Statistical analysis (ANOVA, p<0.05p<0.05) reveals significant differences in trust ratings across explanation conditions. Interactive explanations yield the highest mean trust (M=4.22, SD=0.61), followed by contextual (M=3.87), basic (M=3.51), and no explanation (M=2.98). Notably, interactive systems also minimize distrust and maximize reliability confidence, particularly with the Good AI. Novice users are most sensitive to the presence and quality of explanations, while experts demonstrate more calibrated trust, less influenced by explanation style.

Explainability Ratings

Explainability ratings parallel trust outcomes. Interactivity enhances satisfaction and perceived detail, but can increase cognitive load if not carefully managed. Participants express a preference for concise, actionable explanations over verbose or overly technical ones. The data indicate that explanation clarity and relevance are more influential than sheer informational content.

Discussion

The findings provide empirical support for the hypothesis that explanation interactivity is a key determinant of user trust in AI systems. Allowing users to query models and explore counterfactuals fosters engagement, agency, and more accurate trust calibration. This aligns with prior qualitative work suggesting that explanation should be conceived as an interactive dialogue rather than a static disclosure.

A salient observation is the trade-off between informativeness and cognitive load. While detailed explanations are valued for transparency, excessive complexity can induce fatigue and reduce clarity. The optimal explanation is thus context-dependent, balancing fidelity with cognitive ergonomics.

The paper also highlights the moral dimension of trust: users equate understandable decisions with fairness, and are more accepting of errors when they can interrogate or challenge the system. This underscores the importance of participatory and transparent AI design, especially in domains where perceived legitimacy is as critical as technical accuracy.

Expertise modulates explanation preferences. Experts value technical detail and reliability indicators, while novices prefer narrative or example-based rationales. This heterogeneity motivates the development of adaptive XAI systems that tailor explanation depth and modality to user profiles.
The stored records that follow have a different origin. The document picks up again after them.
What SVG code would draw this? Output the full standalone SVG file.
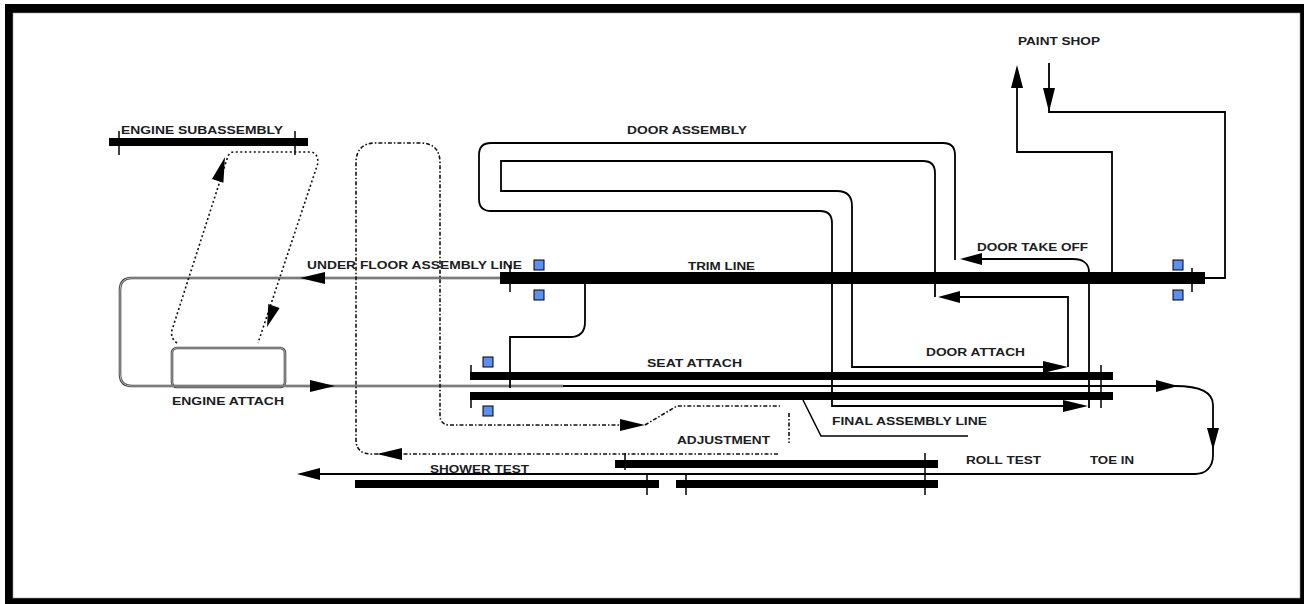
<svg xmlns="http://www.w3.org/2000/svg" width="1304" height="604" viewBox="0 0 1304 604">
<style>
.t{font-family:"Liberation Sans",Arial,sans-serif;font-weight:bold;font-size:11.5px;fill:#1c1c24}
.bar{fill:#000}
.tick{stroke:#000;stroke-width:1.5;fill:none}
.ln{stroke:#000;stroke-width:1.8;fill:none}
.g1{stroke:#444;stroke-width:2.6;fill:none}
.g2{stroke:#d0d0d0;stroke-width:0.8;fill:none}
.dot{stroke:#111;stroke-width:1.6;fill:none;stroke-dasharray:4 2 1.5 2}
.dot2{stroke:#111;stroke-width:1.6;fill:none;stroke-dasharray:2 2.5}
.ah{fill:#000}
.sq{fill:#5b8ff0;stroke:#000;stroke-width:1}
</style>
<rect x="0" y="0" width="1304" height="604" fill="#fff"/>
<rect x="5" y="4" width="1299" height="600" fill="#000"/>
<rect x="13" y="13" width="1287" height="585" fill="#fff" stroke="#999" stroke-width="0.6"/>

<g id="engine-subassembly">
<rect class="bar" x="109" y="138" width="199" height="8"/>
<line class="tick" x1="119" y1="131" x2="119" y2="155"/>
<line class="tick" x1="295" y1="131" x2="295" y2="155"/>
<text class="t" x="121" y="134" textLength="162" lengthAdjust="spacingAndGlyphs">ENGINE SUBASSEMBLY</text>
</g>

<g id="engine-attach">
<rect class="g1" x="172" y="348" width="113" height="39" rx="5"/>
<rect class="g2" x="172" y="348" width="113" height="39" rx="5"/>
<text class="t" x="172" y="405" textLength="112" lengthAdjust="spacingAndGlyphs">ENGINE ATTACH</text>
</g>

<g id="under-floor">
<text class="t" x="307" y="269" textLength="215" lengthAdjust="spacingAndGlyphs">UNDER FLOOR ASSEMBLY LINE</text>
</g>

<g id="trim-line">
<rect class="bar" x="500" y="272" width="705" height="12"/>
<line class="tick" x1="510" y1="265" x2="510" y2="292"/>
<line class="tick" x1="1192" y1="268" x2="1192" y2="292"/>
<rect class="sq" x="534" y="260" width="10" height="10"/>
<rect class="sq" x="534" y="290" width="10" height="10"/>
<rect class="sq" x="1173" y="260" width="10" height="10"/>
<rect class="sq" x="1173" y="290" width="10" height="10"/>
<text class="t" x="688" y="270" textLength="67" lengthAdjust="spacingAndGlyphs">TRIM LINE</text>
</g>

<g id="door-assembly">
<text class="t" x="627" y="134" textLength="120" lengthAdjust="spacingAndGlyphs">DOOR ASSEMBLY</text>
</g>

<g id="paint-shop">
<text class="t" x="1018" y="45" textLength="82" lengthAdjust="spacingAndGlyphs">PAINT SHOP</text>
</g>

<g id="door-take-off">
<text class="t" x="977" y="251" textLength="111" lengthAdjust="spacingAndGlyphs">DOOR TAKE OFF</text>
</g>

<g id="seat-attach">
<rect class="bar" x="470" y="372" width="643" height="8"/>
<rect class="sq" x="483" y="357" width="10" height="10"/>
<line class="tick" x1="471" y1="365" x2="471" y2="380"/>
<text class="t" x="647" y="367" textLength="95" lengthAdjust="spacingAndGlyphs">SEAT ATTACH</text>
</g>

<g id="final-assembly-line">
<rect class="bar" x="470" y="392" width="643" height="8"/>
<rect class="sq" x="483" y="406" width="10" height="10"/>
<line class="tick" x1="471" y1="392" x2="471" y2="408"/>
<line class="tick" x1="1101" y1="365" x2="1101" y2="408"/>
<path class="ln" style="stroke-width:1.5" d="M803 400 L821 436 L968 436"/>
<text class="t" x="832" y="425" textLength="155" lengthAdjust="spacingAndGlyphs">FINAL ASSEMBLY LINE</text>
</g>

<g id="door-attach">
<text class="t" x="926" y="356" textLength="99" lengthAdjust="spacingAndGlyphs">DOOR ATTACH</text>
</g>

<g id="adjustment">
<text class="t" x="677" y="444" textLength="93" lengthAdjust="spacingAndGlyphs">ADJUSTMENT</text>
</g>

<g id="roll-test">
<rect class="bar" x="615" y="460" width="323" height="8"/>
<rect class="bar" x="676" y="480" width="262" height="8"/>
<line class="tick" x1="625" y1="453" x2="625" y2="470"/>
<line class="tick" x1="925" y1="453" x2="925" y2="495"/>
<line class="tick" x1="686" y1="474" x2="686" y2="495"/>
<text class="t" x="966" y="464" textLength="75" lengthAdjust="spacingAndGlyphs">ROLL TEST</text>
</g>

<g id="toe-in">
<text class="t" x="1090" y="464" textLength="44" lengthAdjust="spacingAndGlyphs">TOE IN</text>
</g>

<g id="shower-test">
<rect class="bar" x="355" y="480" width="304" height="8"/>
<line class="tick" x1="647" y1="474" x2="647" y2="495"/>
<text class="t" x="430" y="473" textLength="99" lengthAdjust="spacingAndGlyphs">SHOWER TEST</text>
</g>

<g id="connectors">
<path class="g1" d="M500 278 L132 278 Q120 278 120 290 L120 374 Q120 386 132 386 L563 386"/>
<path class="g2" d="M500 278 L132 278 Q120 278 120 290 L120 374 Q120 386 132 386 L563 386"/>
<polygon class="ah" points="300,278 325,272 325,284"/>
<polygon class="ah" points="335,386 310,380 310,392"/>
<path class="ln" d="M563 386 L1175 386 C1200 386 1213 392 1213 405 L1213 455 C1213 468 1205 474 1195 474 L300 474"/>
<polygon class="ah" points="1178,386 1156,380 1156,392"/>
<polygon class="ah" points="1213,450 1207,428 1219,428"/>
<polygon class="ah" points="297,474 320,468 320,480"/>
<path class="ln" d="M585 284 L585 322 Q585 337 570 337 L510 337 L510 388"/>
<path class="ln" d="M1112 272 L1112 152 L1017 152 L1017 80"/>
<polygon class="ah" points="1017,65 1011,88 1023,88"/>
<path class="ln" d="M1049 63 L1049 112 L1225 112 L1225 278 L1200 278"/>
<polygon class="ah" points="1049,112 1043,88 1055,88"/>
<path class="ln" d="M1089 408 L1089 272 C1089 263 1082 259 1073 259 L975 259"/>
<polygon class="ah" points="960,259 982,253 982,265"/>
<path class="ln" d="M955 260 L955 155 Q955 143 943 143 L491 143 Q479 143 479 155 L479 199 Q479 211 491 211 L820 211 Q832 211 832 223 L832 406 L1070 406"/>
<polygon class="ah" points="1088,406 1063,400 1063,412"/>
<path class="ln" d="M1068 367 L1068 297 L955 297"/>
<polygon class="ah" points="938,297 960,291 960,303"/>
<path class="ln" d="M935 297 L935 173 Q935 161 923 161 L501 161 L501 191 L837 191 Q852 191 852 206 L852 367 L1050 367"/>
<polygon class="ah" points="1068,367 1043,361 1043,373"/>
<path class="dot2" d="M177 343 Q170 338 172 330 L228 156 Q230 152 234 152 L311 152 Q318 153 318 163 L258 343"/>
<polygon class="ah" points="225,157 223.4,182.7 212,179.1"/>
<polygon class="ah" points="267,327 279.7,307.9 268.3,304.1"/>
<path class="dot" d="M625 425 L450 425 Q440 425 440 415 L440 163 Q440 143 420 143 L376 143 Q356 143 356 163 L356 440 Q356 454 372 454 L385 454"/>
<polygon class="ah" points="645,425 620,419 620,431"/>
<path class="dot" d="M645 425 L677 406 L780 406"/>
<path class="dot" d="M789 413 L789 443"/>
<path class="dot" d="M778 454 L400 454"/>
<polygon class="ah" points="377,454 402,448 402,460"/>
</g>
</svg>
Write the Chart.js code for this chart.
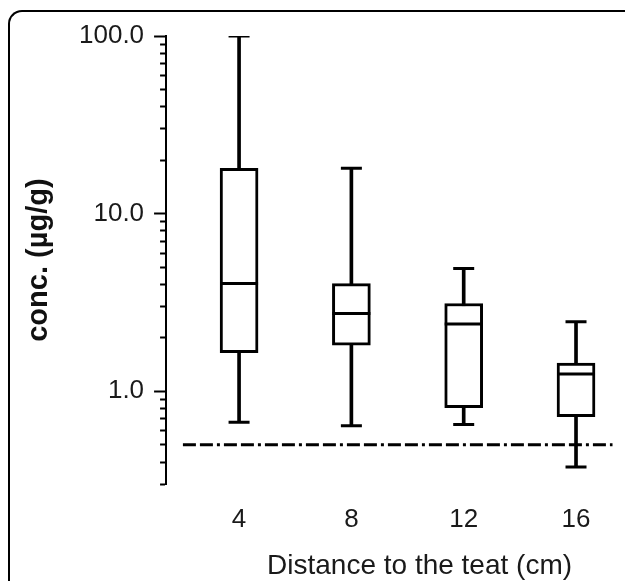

Implications and Future Directions

The paper's quantitative approach advances the field of human-centered XAI by providing measurable links between explanation design and user trust. The results suggest that interactive counterfactual explanations, which align with human causal reasoning, are particularly effective for trust-building. However, explanation design must account for user expertise, cognitive capacity, and contextual relevance.

Methodologically, the use of a gamified, ecologically valid simulation demonstrates the feasibility of controlled trust evaluation in realistic settings. Nevertheless, the moderate sample size and reliance on self-reported measures limit generalizability. Future work should incorporate behavioral and physiological trust indicators, expand demographic diversity, and explore multimodal and longitudinal explanation strategies.

The integration of adaptive, user-profiled explanation interfaces and participatory design processes is a promising direction for responsible AI deployment. Additionally, expanding evaluation metrics to include fairness, accountability, and satisfaction will yield a more comprehensive understanding of explainability's role in trustworthy AI.

Conclusion

This paper provides quantitative evidence that interactive and contextual explanations significantly enhance user trust and perceived explainability in AI systems. The results emphasize that transparency alone is insufficient; user engagement, comprehension, and perceived fairness are critical for trustworthy AI. The findings motivate the development of adaptive, human-centered explanation frameworks and call for cross-disciplinary research integrating HCI, cognitive science, and AI governance. Ultimately, explanation should be treated as an ongoing dialogue, empowering users and reinforcing the legitimacy of human oversight in algorithmic decision-making.